Wikileaks does the right thing

Last Sunday, an enormous set of over 76,000 military reports from the war in Afghanistan, a collection called the Afghan War Diary, became available to the public online via The reports detail U.S. military events, both small and large, from the start of the war in 2004 to December 2009. Fifteen thousand more reports will join the online collection when their publication becomes less likely to cause harm.

The fact that a whistle-blowing website and not the U.S. government released the documents is disappointing. Freedom of information is vital to democratic society.

Wikileaks approached the release carefully, being sure to verify the documents’ accuracy first. Several weeks ago, Wikileaks provided the 92,000 mostly classified reports (both the ones made available on Sunday and the ones temporarily held back) to the New York Times, the Guardian, a British newspaper, and Spiegel, a German magazine.

Alongside the facts already known to the public, they detail civilian casualties, botched missions and secret task forces. While there are sections of this data that the government may have been right to try to keep secret, every citizen of every country involved in the war should be familiar with the vast majority of it. Now they can be.

Too much of what the government does is lost in a sea of bureaucracy and paranoia. Yes, we are a country at war, but that does not give the government the right to lie to American citizens or to conceal information in all but the most extreme cases. Most of the revelations the Afghan War Diary provides, however, should not have been kept secret. Taliban leaders knew their men were using portable heat-seeking missiles to take down our aircraft; there was no reason to keep that information from Americans.

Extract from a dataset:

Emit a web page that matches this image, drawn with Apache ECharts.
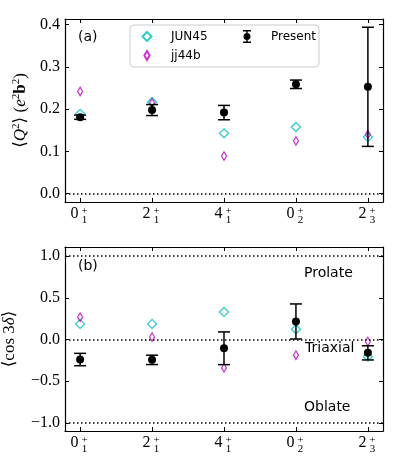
<!DOCTYPE html>
<html>
<head>
<meta charset="utf-8">
<script src="https://cdn.jsdelivr.net/npm/echarts@6/dist/echarts.min.js"></script>
<style>
  html, body { margin: 0; padding: 0; background: #fff; }
  #chart { width: 397px; height: 476px; }
</style>
</head>
<body>
<div id="chart"></div>
<script>
// states: J (spin), index, all positive parity
const spins = ['0', '2', '4', '0', '2']
const orders = ['1', '1', '1', '2', '3']

// (a) <Q^2> in e^2 b^2
const q2Present = [0.181, 0.198, 0.192, 0.259, 0.253]
const q2PresentErr = [0.005, 0.013, 0.017, 0.010, 0.141]
const q2Jun45 = [0.189, 0.217, 0.143, 0.158, 0.134]
const q2Jj44b = [0.242, 0.215, 0.089, 0.125, 0.140]

// (b) <cos 3delta>
const cosPresent = [-0.240, -0.244, -0.105, 0.216, -0.160]
const cosPresentErr = [0.074, 0.056, 0.196, 0.210, 0.085]
const cosJun45 = [0.187, 0.187, 0.330, 0.123, -0.204]
const cosJj44b = [0.267, 0.028, -0.340, -0.188, -0.024]

const shapeLines = [1, 0, -1]

const CYAN = '#00bfbf'
const MAGENTA = '#bf00bf'
const SERIF = '"Liberation Serif", "DejaVu Serif", serif'
const SANS = '"DejaVu Sans", sans-serif'

const pts = arr => arr.map((v, i) => [i, v])
const errPts = (vals, errs) => vals.map((v, i) => [i, v, errs[i]])

// tick labels J_n^+ : the digit on one axis, the stacked +/n on an overlaid one
const isTick = v => Number.isInteger(v) && v >= 0 && v < spins.length
const digitLabel = v => isTick(v) ? `{d|${spins[v]}}{s| }` : ''
const scriptLabel = v => isTick(v) ? `{d| }{s|+}\n{d| }{s|${orders[v]}}` : ''

const chart = echarts.init(document.getElementById('chart'))

const xRange = { type: 'value', min: -0.21, max: 4.21, splitLine: { show: false } }
const lineStyle = { color: '#000', width: 1.2 }
const frameLine = { onZero: false, lineStyle }
const ticks = { inside: true, length: 4, lineStyle: { color: '#000' } }

const makeXAxes = g => [
  {
    ...xRange, gridIndex: g, position: 'bottom',
    axisLine: frameLine, axisTick: ticks,
    axisLabel: {
      margin: 4, showMinLabel: false, showMaxLabel: false,
      formatter: digitLabel, color: '#000', fontFamily: SERIF,
      rich: {
        d: { fontSize: 16, width: 9, lineHeight: 16, fontFamily: SERIF },
        s: { fontSize: 11, width: 11, lineHeight: 16, fontFamily: SERIF }
      }
    }
  },
  {
    ...xRange, gridIndex: g, position: 'top',
    axisLine: frameLine, axisTick: ticks,
    axisLabel: { show: false }
  },
  {
    ...xRange, gridIndex: g, position: 'bottom',
    axisLine: { show: false, onZero: false }, axisTick: { show: false },
    axisLabel: {
      margin: 5, showMinLabel: false, showMaxLabel: false,
      formatter: scriptLabel, color: '#000', fontFamily: SERIF,
      rich: {
        d: { fontSize: 11, width: 9, lineHeight: 9, fontFamily: SERIF },
        s: { fontSize: 11, width: 11, lineHeight: 9, fontFamily: SERIF }
      }
    }
  }
]

const makeYAxes = (g, min, max, name, nameGap, rich) => [
  {
    type: 'value', gridIndex: g, min, max, position: 'left',
    splitLine: { show: false },
    axisLine: frameLine, axisTick: ticks,
    axisLabel: {
      margin: 5, showMinLabel: false, showMaxLabel: false,
      color: '#000', fontFamily: SERIF, fontSize: 16,
      formatter: v => (Math.abs(v * 10 - Math.round(v * 10)) < 1e-6 ? v.toFixed(1).replace('-', '\u2212') : '')
    },
    name, nameLocation: 'middle', nameRotate: 90, nameGap,
    nameTextStyle: { color: '#000', fontFamily: SERIF, fontSize: 17, rich }
  },
  {
    type: 'value', gridIndex: g, min, max, position: 'right',
    splitLine: { show: false },
    axisLine: frameLine, axisTick: ticks,
    axisLabel: { show: false }
  }
]

const nameRich = {
  m: { fontSize: 17, lineHeight: 19, fontFamily: SERIF },
  i: { fontSize: 17, lineHeight: 19, fontStyle: 'italic', fontFamily: SERIF },
  b: { fontSize: 17, lineHeight: 19, fontWeight: 'bold', fontFamily: SERIF },
  s: { fontSize: 11, lineHeight: 11, verticalAlign: 'top', fontFamily: SERIF }
}

const errorBar = (params, api) => {
  const x = api.value(0), y = api.value(1), e = api.value(2)
  const c = api.coord([x, y])
  const hi = api.coord([x, y + e])
  const lo = api.coord([x, y - e])
  const w = 6
  const st = { stroke: '#000', lineWidth: 1.5 }
  return {
    type: 'group',
    children: [
      { type: 'line', shape: { x1: c[0], y1: hi[1], x2: c[0], y2: lo[1] }, style: st },
      { type: 'line', shape: { x1: c[0] - w, y1: hi[1], x2: c[0] + w, y2: hi[1] }, style: st },
      { type: 'line', shape: { x1: c[0] - w, y1: lo[1], x2: c[0] + w, y2: lo[1] }, style: st },
      { type: 'circle', shape: { cx: c[0], cy: c[1], r: 4 }, style: { fill: '#000' } }
    ]
  }
}

const dotted = vals => ({
  silent: true, symbol: 'none', label: { show: false },
  lineStyle: { color: '#000', type: [1.5, 2.5], width: 1.5 },
  data: vals.map(v => ({ yAxis: v }))
})

const panelSeries = (xi, yi, jun, jj, pres, err, lines) => [
  {
    name: 'JUN45', type: 'scatter', xAxisIndex: xi, yAxisIndex: yi,
    symbol: 'diamond', symbolSize: 9, z: 2,
    itemStyle: { color: 'rgba(0,0,0,0)', borderColor: CYAN, borderWidth: 1.3 },
    data: pts(jun),
    markLine: dotted(lines)
  },
  {
    name: 'jj44b', type: 'scatter', xAxisIndex: xi, yAxisIndex: yi,
    symbol: 'diamond', symbolSize: [5, 8.5], z: 2,
    itemStyle: { color: 'rgba(0,0,0,0)', borderColor: MAGENTA, borderWidth: 1.3 },
    data: pts(jj)
  },
  {
    name: 'Present', type: 'custom', xAxisIndex: xi, yAxisIndex: yi, z: 3,
    itemStyle: { color: '#000' },
    renderItem: errorBar,
    data: errPts(pres, err)
  }
]

const option = {
  animation: false,
  grid: [
    { left: 65, top: 19, width: 318, height: 183, outerBoundsMode: 'none', containLabel: false },
    { left: 65, top: 247, width: 318, height: 184, outerBoundsMode: 'none', containLabel: false }
  ],
  xAxis: [...makeXAxes(0), ...makeXAxes(1)],
  yAxis: [
    ...makeYAxes(0, -0.0196, 0.4135,
      '{m|\u27E8}{i|Q}{s|2}{m|\u27E9 (}{i|e}{s|2}{b|b}{s|2}{m|)}', 31, nameRich),
    ...makeYAxes(1, -1.096, 1.108,
      '{m|\u27E8cos 3}{i|\u03B4}{m|\u27E9}', 46, nameRich)
  ],
  legend: {
    orient: 'vertical', left: 130, top: 25, height: 36,
    padding: [4, 3, 4, 11], itemGap: 4, itemWidth: 14, itemHeight: 13,
    backgroundColor: 'rgba(255,255,255,0.8)', borderColor: '#cccccc', borderWidth: 1, borderRadius: 4,
    selectedMode: false,
    data: [
      { name: 'JUN45', icon: 'path://M5,2L9.5,6.5L5,11L0.5,6.5Z M0,0L0.01,0 M10,13L9.99,13' },
      { name: 'jj44b', icon: 'path://M5,2L7.6,6.5L5,11L2.4,6.5Z M0,0L0.01,0 M10,13L9.99,13' },
      { name: 'Present', icon: 'path://M0,0H8V1.4H0Z M3.3,0H4.7V13H3.3Z M0,11.6H8V13H0Z M4,3A3.5,3.5 0 1 1 3.99,3Z' }
    ],
    formatter: n => n === 'Present' ? `{p|${n}}` : `{a|${n}}`,
    textStyle: {
      fontFamily: SANS, fontSize: 12, color: '#000', lineHeight: 14,
      rich: {
        a: { width: 66, padding: [0, 0, 0, 12], fontFamily: SANS, fontSize: 12 },
        p: { width: 42, padding: [0, 0, 0, 12], fontFamily: SANS, fontSize: 12 }
      }
    }
  },
  graphic: [
    { type: 'text', left: 78, top: 30, style: { text: '(a)', font: '14px ' + SANS, fill: '#000' } },
    { type: 'text', left: 78, top: 259, style: { text: '(b)', font: '14px ' + SANS, fill: '#000' } },
    { type: 'text', left: 304, top: 266, style: { text: 'Prolate', font: '14px ' + SANS, fill: '#000' } },
    { type: 'text', left: 305, top: 341, style: { text: 'Triaxial', font: '14px ' + SANS, fill: '#000' } },
    { type: 'text', left: 304, top: 400, style: { text: 'Oblate', font: '14px ' + SANS, fill: '#000' } }
  ],
  series: [
    ...panelSeries(0, 0, q2Jun45, q2Jj44b, q2Present, q2PresentErr, [0]),
    ...panelSeries(3, 2, cosJun45, cosJj44b, cosPresent, cosPresentErr, shapeLines)
  ]
}

chart.setOption(option)
</script>
</body>
</html>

There is a chance that somewhere in the volumes of information Wikileaks released on Sunday there is something that should not have been included — some fragment of data that the insurgents in Afghanistan will be able to use against American troops.  Such an event is even more reason why the government should have made each piece of this information available as soon as it lost its potential to cause Americans or civilians harm and to try and maintain the public’s trust.

The U.S. government and military should have kept the American people properly informed, releasing as much information as it safely could. We are paying for this war; our friends and family are fighting in it. We have a right to know what is going on.

Casey Goodwin is a mechanical engineering sophomore and can be reached at [email protected]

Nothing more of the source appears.